Mike Pedicin will be remembered by most people who know the original, classic rock and roll of the 1950s for his recording of Shake A Hand—a song originally recorded by R&B singer Faye Adams in 1952.
“My father recorded that in 1956,” said Michael Pedicin, the son of Mike, who, unlike his father, never got into rock and roll.
As a kid growing up in the 50s, the younger Pedicin used to astound his musician father with his choice in music.
“I was 13 or 14 and would be listening to Cannonball Adderley,” Pedicin said in a recent telephone interview. “Dad would ask, ‘What in the world are you listening to?’”
The elder Pedicin had a band starting in the 1940s, and was still performing at 80, according to his son. “Dad is 91 now,” he said. “He’s alive and well.”
But apparently, Mike (as the senior Pedicin is known) never grew to understand his son’s penchant for jazz. The son (Michael), a tenor saxophonist, will be appearing at the Cape May Jazz Festival, a venue with which he is comfortably familiar.
“I’ve appeared at several of Cape May’s festivals; this will be my second with a band,” he said.
He will be performing with the Michael Pedicin Quintet, featuring pianist Jim Ridl, guitarist John Velentino, drummer Bob Shomo and Andy Lalasis on bass.
Pedicin will be at Carney’s on Friday, the Boiler Room on Saturday, and on Sunday he’ll be at the jam session.
“People often used to think it was my father, whenever I was on a gig,” he said.
If so, they were in for a surprise. Michael Pedicin was hooked on jazz at an early age, and, unlike dad, never played rock and roll.
“Dad was a talented man,” he said. “I watched him as a kid, and he was more of an entertainer than musician.”
Even when the Beatles were enthralling many teens back in the early 60s, the young Pedicin wasn’t impressed.
“I was about 16, and had my car radio tuned to jazz,” he explained. “If I had a date, and she didn’t like what I had on the radio, well…I wouldn’t date her again. She had no taste!”
Pedicin’s music idols weren’t the rock stars of his teen years; rather they were the jazz artists, like John Coltrane, Charlie Porter, and Michael Brecker.
“Michael was a tenor saxophonist who had the most influence on me,” he noted. “He died young at age 57, and I still do the scholarship show every year at his alma mater—Cheltenham High School.
Pedicin, who grew up in Ardmore, PA, just outside Philadelphia, listens to jazz with more than just his ear. Having a Ph. D. in psychology (he did his dissertation on “Neurological and Psychological Changes that Occur During the Creative Process), he can also put his heart and mind into his music, as he will when he starts teaching a “jazz perspectives” course at Stockton next spring.
“I always wanted to be challenged by music,” he said. “I attempted to play as brilliantly as Coltrane, who had developed a ‘harmonic structure.’ Consequently, I tell my music students to do a lot of listening to music, so they can absorb what others have done.”

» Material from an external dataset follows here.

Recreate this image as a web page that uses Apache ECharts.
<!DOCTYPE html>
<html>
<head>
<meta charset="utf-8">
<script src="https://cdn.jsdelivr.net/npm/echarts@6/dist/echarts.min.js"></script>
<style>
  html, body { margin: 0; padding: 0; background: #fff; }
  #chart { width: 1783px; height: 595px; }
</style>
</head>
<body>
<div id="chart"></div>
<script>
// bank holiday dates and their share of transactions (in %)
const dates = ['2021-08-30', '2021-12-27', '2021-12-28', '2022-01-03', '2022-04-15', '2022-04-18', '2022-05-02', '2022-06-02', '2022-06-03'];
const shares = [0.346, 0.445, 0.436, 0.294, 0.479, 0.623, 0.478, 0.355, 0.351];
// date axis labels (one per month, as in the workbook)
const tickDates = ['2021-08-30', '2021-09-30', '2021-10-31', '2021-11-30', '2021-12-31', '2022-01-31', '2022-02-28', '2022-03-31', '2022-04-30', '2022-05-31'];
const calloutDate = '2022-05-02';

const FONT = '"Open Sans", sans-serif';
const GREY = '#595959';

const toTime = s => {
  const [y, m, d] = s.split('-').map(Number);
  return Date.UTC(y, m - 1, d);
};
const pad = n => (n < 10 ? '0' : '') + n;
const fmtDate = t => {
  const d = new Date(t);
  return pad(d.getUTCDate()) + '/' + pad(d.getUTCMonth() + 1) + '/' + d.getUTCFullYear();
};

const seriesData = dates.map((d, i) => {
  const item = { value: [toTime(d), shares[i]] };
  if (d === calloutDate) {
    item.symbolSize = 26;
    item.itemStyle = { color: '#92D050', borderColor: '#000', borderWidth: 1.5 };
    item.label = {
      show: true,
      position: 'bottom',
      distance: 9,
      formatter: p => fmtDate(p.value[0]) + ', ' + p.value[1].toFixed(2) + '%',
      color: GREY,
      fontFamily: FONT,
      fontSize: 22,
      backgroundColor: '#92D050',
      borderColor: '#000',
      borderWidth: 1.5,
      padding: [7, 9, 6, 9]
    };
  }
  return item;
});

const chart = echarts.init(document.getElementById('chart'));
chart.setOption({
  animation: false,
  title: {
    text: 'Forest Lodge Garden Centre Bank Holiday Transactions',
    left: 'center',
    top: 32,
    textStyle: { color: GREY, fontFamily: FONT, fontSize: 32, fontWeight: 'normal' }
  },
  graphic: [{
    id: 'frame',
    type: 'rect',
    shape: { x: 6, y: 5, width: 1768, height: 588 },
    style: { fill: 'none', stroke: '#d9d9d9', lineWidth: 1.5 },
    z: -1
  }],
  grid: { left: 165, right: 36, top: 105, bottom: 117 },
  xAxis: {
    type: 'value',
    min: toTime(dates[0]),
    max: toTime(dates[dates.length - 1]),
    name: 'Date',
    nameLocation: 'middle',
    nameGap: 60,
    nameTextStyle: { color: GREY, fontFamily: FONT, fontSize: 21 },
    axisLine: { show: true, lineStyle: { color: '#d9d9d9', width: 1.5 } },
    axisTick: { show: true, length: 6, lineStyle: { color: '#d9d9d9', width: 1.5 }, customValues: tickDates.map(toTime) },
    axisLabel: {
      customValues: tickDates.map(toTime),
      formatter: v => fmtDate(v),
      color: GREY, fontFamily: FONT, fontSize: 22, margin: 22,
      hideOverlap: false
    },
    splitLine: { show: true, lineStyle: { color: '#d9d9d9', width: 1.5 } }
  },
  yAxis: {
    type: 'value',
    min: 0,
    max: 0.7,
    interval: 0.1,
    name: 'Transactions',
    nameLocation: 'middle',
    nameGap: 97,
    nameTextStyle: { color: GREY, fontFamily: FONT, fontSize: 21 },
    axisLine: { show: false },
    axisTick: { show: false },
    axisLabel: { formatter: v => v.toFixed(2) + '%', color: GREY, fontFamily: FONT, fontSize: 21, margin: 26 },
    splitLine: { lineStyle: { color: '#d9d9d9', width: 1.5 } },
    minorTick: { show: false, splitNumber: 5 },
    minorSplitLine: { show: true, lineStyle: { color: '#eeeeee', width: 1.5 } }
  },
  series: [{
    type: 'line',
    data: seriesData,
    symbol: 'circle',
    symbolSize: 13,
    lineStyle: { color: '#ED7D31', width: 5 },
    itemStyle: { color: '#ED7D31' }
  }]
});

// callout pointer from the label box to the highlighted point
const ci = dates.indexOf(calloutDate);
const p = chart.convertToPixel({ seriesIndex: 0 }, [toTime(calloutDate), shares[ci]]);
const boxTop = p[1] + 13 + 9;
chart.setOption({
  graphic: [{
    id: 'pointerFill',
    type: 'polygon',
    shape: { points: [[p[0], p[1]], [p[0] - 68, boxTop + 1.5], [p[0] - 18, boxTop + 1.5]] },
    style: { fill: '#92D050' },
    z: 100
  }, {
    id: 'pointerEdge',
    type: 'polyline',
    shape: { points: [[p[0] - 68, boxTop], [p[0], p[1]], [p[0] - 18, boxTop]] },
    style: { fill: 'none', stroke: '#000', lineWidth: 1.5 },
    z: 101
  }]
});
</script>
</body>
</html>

Coltrane’s harmonic structure, he said, brought about a complete revolution.
“It was a sophisticated structure over which you could improvise,” he said.
But alas, Pedicin bemoaned the fate of contemporary jazz.

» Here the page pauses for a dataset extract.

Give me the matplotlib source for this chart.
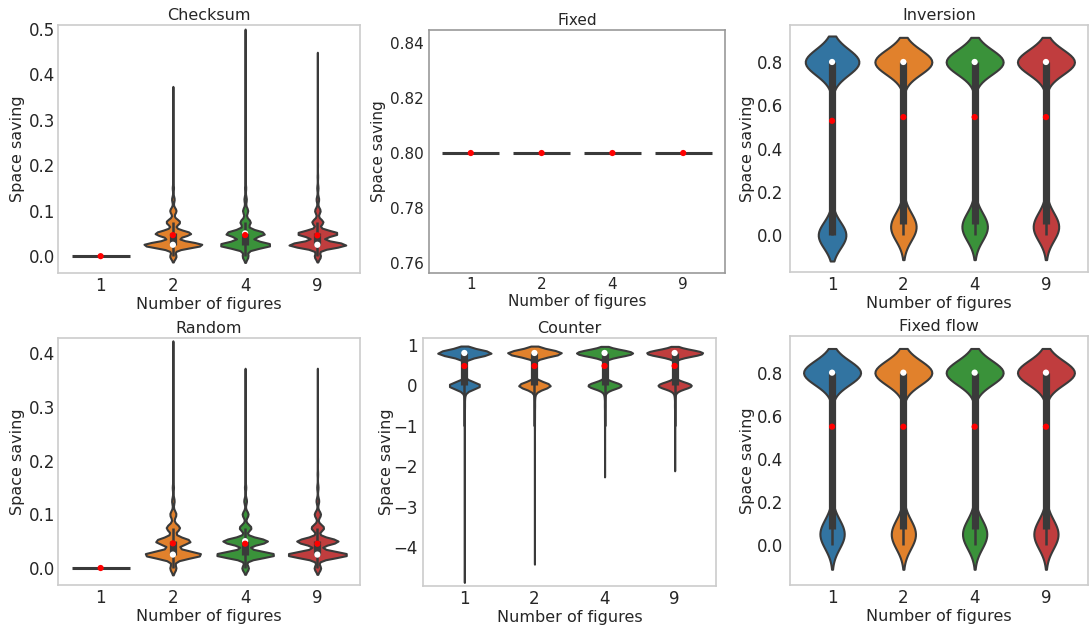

“We’re losing our audience,” he said. “Losing it to hip-hop, and such. Music is too dollar-driven, so it’s being adapted to today’s violent, sensationalist quality. It appeals to young people at that level.”
Pedicin still goes into schools and tries to introduce kids to music—his music.

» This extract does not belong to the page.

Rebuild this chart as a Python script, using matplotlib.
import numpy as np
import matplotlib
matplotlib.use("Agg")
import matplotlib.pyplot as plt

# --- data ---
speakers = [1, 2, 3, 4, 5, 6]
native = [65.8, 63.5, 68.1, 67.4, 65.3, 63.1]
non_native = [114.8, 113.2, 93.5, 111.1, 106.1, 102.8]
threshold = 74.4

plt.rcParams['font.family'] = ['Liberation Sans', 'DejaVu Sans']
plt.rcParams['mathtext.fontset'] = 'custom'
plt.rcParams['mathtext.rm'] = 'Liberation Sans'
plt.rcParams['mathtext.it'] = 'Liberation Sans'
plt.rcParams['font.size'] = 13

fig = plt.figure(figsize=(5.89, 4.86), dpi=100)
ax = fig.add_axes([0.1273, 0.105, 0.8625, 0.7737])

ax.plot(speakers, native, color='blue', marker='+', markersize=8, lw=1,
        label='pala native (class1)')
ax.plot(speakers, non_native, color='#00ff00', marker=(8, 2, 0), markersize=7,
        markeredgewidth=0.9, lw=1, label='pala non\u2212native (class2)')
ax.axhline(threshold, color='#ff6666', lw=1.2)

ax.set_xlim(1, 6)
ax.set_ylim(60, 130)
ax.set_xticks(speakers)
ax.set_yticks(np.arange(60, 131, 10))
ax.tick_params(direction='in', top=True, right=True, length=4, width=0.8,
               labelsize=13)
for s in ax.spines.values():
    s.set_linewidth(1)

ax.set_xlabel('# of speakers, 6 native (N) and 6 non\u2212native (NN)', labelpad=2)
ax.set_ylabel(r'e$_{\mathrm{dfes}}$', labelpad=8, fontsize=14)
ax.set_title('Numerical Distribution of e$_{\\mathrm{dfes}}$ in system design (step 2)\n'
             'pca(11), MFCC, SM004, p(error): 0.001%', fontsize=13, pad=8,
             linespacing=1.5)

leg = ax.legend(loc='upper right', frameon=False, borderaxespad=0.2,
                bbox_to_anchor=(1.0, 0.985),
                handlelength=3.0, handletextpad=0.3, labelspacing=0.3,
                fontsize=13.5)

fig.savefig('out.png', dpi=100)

“I’ll introduce them to Miles Davis and his mid-1950s quintet,” he said. “I tell them that this is what jazz is supposed to represent.”
He’s in the process of putting together another CD to join his present one: “Everything Starts Now.” Having been the musical director at the Tropicana in Atlantic City from 1984-99, he’s now back on the road, which is fortunate for those of us who want to catch him at sites like the Cape May Jazz Festival, Nov. 7-9, now in its 15th year.
This year’s festival is dedicated to Maynard Ferguson, and, having been a Ferguson musician, Pedicin will feel right at home.
Whether or not he still tries to emulate John Coltrane, you can tell by simply visiting Cape May this weekend.
“Coltrane’s music is best characterized as ‘sheets of sound,’” he explained. “It is beautifully smooth, haunting, crying out, searching…soft.”